A diretora que trouxe o olhar sobre a condição feminina jamais explorado por um cinema marcado pelo patriarcalismo.
Por Lucas Morais
Precisamos reconhecer Ana Carolina. É isso aí! Não, não aquela que canta “É Isso Aí”. Quer dizer, talvez ela também cante isso aí no banho, num mar de rosas, num sonho de valsa a plenos pulmões, das tripas coração. Mas não é sobre isso que estou falando, mas sim da cineasta Ana Carolina Teixeira Soares. Pouco conhecida e comentada atualmente, ela ainda teve o azar de ver seu nome ser apropriado por outra pessoa nas artes, na mídia e em pesquisas.
O caminho nunca foi fácil. Como ela mesma conta no programa Sala de Cinema (SescTV, 2020), “chorava a tarde inteira se deixassem, só não chorava a tarde inteira porque apanhava”. Fez diversos vestibulares e faculdades — chegou a prestar até mesmo medicina — até ser atraída por um cartaz curto e simples: “faça cinema”. Começou com documentários até ser presa pelo DOPS, em 1969, que a fez assinar um termo de responsabilidade de que “nunca mais faria um documentário”, como conta no Memória do Cinema, em depoimento gravado em 1989 para o Museu da Imagem e do Som de São Paulo — MIS.
Ironicamente, seu primeiro longa seria mais um documentário, sobre Getúlio Vargas — mas dessa vez seria diferente. Seu horror ao poder — estimulado pelos 20 anos do suicídio do presidente — a levou a pensar sobre um paralelo interessante: qual a raiz do poder, sobretudo no meio familiar?

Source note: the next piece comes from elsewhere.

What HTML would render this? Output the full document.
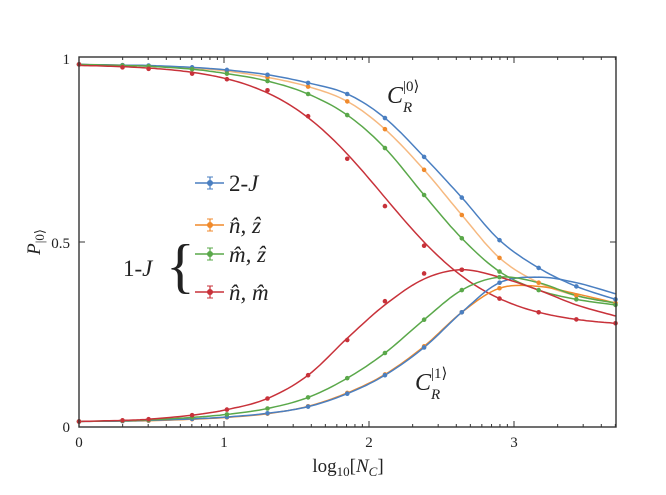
<!DOCTYPE html>
<html><head><meta charset="utf-8"><style>
body{margin:0;background:#fff;width:666px;height:495px;overflow:hidden}
svg{display:block}
text{font-family:"Liberation Serif",serif;fill:#222}
</style></head><body>
<svg id="s" width="666" height="495" xmlns="http://www.w3.org/2000/svg">
<g id="g"></g>
<rect x="79" y="57" width="537" height="370" fill="none" stroke="#333" stroke-width="1.4"/>
<g id="ticks" stroke="#333" stroke-width="1"></g>
<text x="70" y="64" font-size="15" text-anchor="end">1</text>
<text x="70" y="248" font-size="15" text-anchor="end">0.5</text>
<text x="70" y="432" font-size="15" text-anchor="end">0</text>
<text x="79" y="447" font-size="15" text-anchor="middle">0</text>
<text x="224" y="447" font-size="15" text-anchor="middle">1</text>
<text x="369" y="447" font-size="15" text-anchor="middle">2</text>
<text x="514" y="447" font-size="15" text-anchor="middle">3</text>
<text x="348" y="472" font-size="19" text-anchor="middle">log<tspan font-size="13" dy="4">10</tspan><tspan dy="-4">[</tspan><tspan font-style="italic">N</tspan><tspan font-size="13" dy="4" font-style="italic">C</tspan><tspan dy="-4">]</tspan></text>
<text transform="translate(40,242) rotate(-90)" font-size="19" text-anchor="middle"><tspan font-style="italic">P</tspan><tspan font-size="13" dy="4">|0⟩</tspan></text>
<text x="387" y="103" font-size="24" font-style="italic">C</text><text x="403" y="112" font-size="15" font-style="italic">R</text><text x="403" y="91" font-size="15">|0⟩</text>
<text x="415" y="390" font-size="24" font-style="italic">C</text><text x="431" y="399" font-size="15" font-style="italic">R</text><text x="431" y="378" font-size="15">|1⟩</text>
<text x="229" y="191" font-size="23">2-<tspan font-style="italic">J</tspan></text>
<text x="229" y="233" font-size="23" font-style="italic">n̂, ẑ</text>
<text x="229" y="262" font-size="23" font-style="italic">m̂, ẑ</text>
<text x="229" y="300" font-size="23" font-style="italic">n̂, m̂</text>
<text x="123" y="276" font-size="23">1-<tspan font-style="italic">J</tspan></text>
<text x="166" y="286" font-size="60">{</text>
</svg>
<script>
const X=[0,0.3,0.48,0.78,1.02,1.3,1.58,1.85,2.11,2.38,2.64,2.9,3.17,3.43,3.7];
const px=x=>79+x*145, py=y=>427-y*370;
const C={b:"#4a7fc1",o:"#f08a2c",g:"#5aa84a",r:"#c8323a"};
const rf=x=>0.27+0.71/(1+Math.exp((x-2.1)/0.38));
const S=[
["o",[0.98,0.978,0.976,0.97,0.962,0.945,0.92,0.88,0.805,0.695,0.573,0.457,0.39,0.355,0.335],0.6],
["b",[0.98,0.978,0.977,0.972,0.965,0.952,0.93,0.90,0.835,0.73,0.62,0.505,0.43,0.38,0.345],1],
["g",[0.98,0.977,0.975,0.967,0.955,0.935,0.9,0.843,0.754,0.627,0.51,0.42,0.37,0.345,0.33],1],
["r",null,1,[0.98,0.972,0.968,0.955,0.94,0.91,0.84,0.725,0.597,0.49,0.425,rf(2.9),rf(3.17),rf(3.43),rf(3.7)]],
["o",[0.015,0.016,0.017,0.021,0.026,0.036,0.056,0.092,0.142,0.218,0.31,0.375,0.38,0.36,0.335],1],
["b",[0.015,0.016,0.018,0.022,0.027,0.037,0.055,0.09,0.14,0.215,0.31,0.39,0.405,0.39,0.36],1],
["g",[0.015,0.017,0.019,0.026,0.034,0.05,0.08,0.132,0.2,0.29,0.37,0.405,0.39,0.355,0.335],1],
["r",[0.015,0.018,0.021,0.032,0.047,0.077,0.14,0.24,0.33,0.40,0.425,0.405,0.37,0.33,0.30],1,[0.015,0.018,0.021,0.032,0.047,0.077,0.14,0.235,0.34,0.415,0.425]]
];
let h="";
function cr(v){let p=[];const n=v.length;for(let i=0;i<n-1;i++){const y0=v[Math.max(i-1,0)],y1=v[i],y2=v[i+1],y3=v[Math.min(i+2,n-1)];const x0=X[Math.max(i-1,0)],x1=X[i],x2=X[i+1],x3=X[Math.min(i+2,n-1)];for(let t=0;t<1;t+=0.1){const t2=t*t,t3=t2*t;const f=(a,b,c,d)=>0.5*(2*b+(-a+c)*t+(2*a-5*b+4*c-d)*t2+(-a+3*b-3*c+d)*t3);p.push(px(f(x0,x1,x2,x3)).toFixed(1)+","+py(f(y0,y1,y2,y3)).toFixed(1));}}p.push(px(X[n-1])+","+py(v[n-1]));return p.join(" ");}
function redUp(){let p=[];for(let x=0;x<=3.7001;x+=0.02){p.push(px(x).toFixed(1)+","+py(rf(x)).toFixed(1));}return p.join(" ");}
S.forEach(s=>{const pts=s[1]?cr(s[1]):redUp();h+=`<polyline points="${pts}" fill="none" stroke="${C[s[0]]}" stroke-width="1.5" opacity="${s[2]}"/>`;});
S.forEach((s,k)=>{const m=s[3]||s[1];const lim=k>=4?12:15;m.forEach((v,i)=>{if(i<lim)h+=`<circle cx="${px(X[i])}" cy="${py(v)}" r="2.3" fill="${C[s[0]]}"/>`;});});
[["b",183],["o",225],["g",254],["r",292]].forEach(([c,y])=>{h+=`<line x1="195" y1="${y}" x2="224" y2="${y}" stroke="${C[c]}" stroke-width="1.5"/><line x1="210" y1="${y-6}" x2="210" y2="${y+6}" stroke="${C[c]}" stroke-width="1.2"/><line x1="207" y1="${y-6}" x2="213" y2="${y-6}" stroke="${C[c]}"/><line x1="207" y1="${y+6}" x2="213" y2="${y+6}" stroke="${C[c]}"/><circle cx="210" cy="${y}" r="3" fill="${C[c]}"/>`;});
document.getElementById("g").innerHTML=h;
let t="";
for(let d=0;d<4;d++)for(let k=1;k<10;k++){const x=d+Math.log10(k);if(x>3.7)continue;const L=k==1?6:3;const xx=px(x);t+=`<line x1="${xx}" y1="427" x2="${xx}" y2="${427-L}"/><line x1="${xx}" y1="57" x2="${xx}" y2="${57+L}"/>`;}
[0,0.5,1].forEach(v=>{const y=py(v);t+=`<line x1="79" y1="${y}" x2="85" y2="${y}"/><line x1="616" y1="${y}" x2="610" y2="${y}"/>`;});
document.getElementById("ticks").innerHTML=t;
</script>
</body></html>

O interesse não surgiu por acaso, mas sob a influência de dois momentos especiais em sua vida e infância: o encontro da diretora com o seu pai no palanque, junto de Getúlio, e o testemunho do choro de Paulo César Pereio, narrador do documentário, ao lembrar de seu próprio pai, tenente da Revolução de 1932. Esse retorno à infância e o estudo do poder gera três grandes filmes do cinema nacional: Mar de Rosas (1977), Das Tripas Coração (1982) e Sonho de Valsa (1987), a trilogia da condição feminina.
Sendo divididos em infância, adolescência e maturidade, os três primeiros longa-metragens de ficção da diretora geram forte identificação com o público jovem dos dias de hoje, principalmente pela exposição de inseguranças e medos inerentes a essa fase. Ana brinca, no Roda Viva (1994), que tem medo de tudo — “tenho medo de fazer um filme bom, tenho medo de fazer um filme ruim”. O que é mais jovem adulto do que a sensação de uma “falsa” maturidade? Seu longa representativo da fase, — Sonho de Valsa — é recheado dessas questões do início ao fim. A maturidade não está no não sentir, mas em como lidar com seus próprios sentimentos.
Os filmes de Ana Carolina podem se tornar pouco atrativos para jovens por não haver mais o costume de lidar com antigas questões técnicas do cinema, como a imagem ou som dublado, mas seus sentimentos não poderiam ser mais atuais. Desde o questionamento de poder de Getúlio em meio ao governo Geisel — infelizmente, de fácil identificação com o governo atual — aos sentimentos femininos mais diversos.
Ao Sala de Cinema, a diretora diz que todos seus personagens são ela. Ana oprime e é oprimida. Ana agride e é agredida. Seus filmes podem parecer envelhecidos, mas a sensação da busca por si dentro de si permanece sempre atual. Ana Carolina pode até dividir nome, mas é única. A persona projetada em sua filmografia não poderia ser feita por mais ninguém, porque mais ninguém é Ana Carolina, mesmo que em seu universo ela seja todo mundo.
Referências:
Memória do Cinema | Ana Carolina. Acesso em 17 de ago. 2021.
Roda Viva | Ana Carolina | 1994. Acesso em 17 de ago. 2021
Sala de Cinema: Ana Carolina. Acesso em 17 de ago. 2021.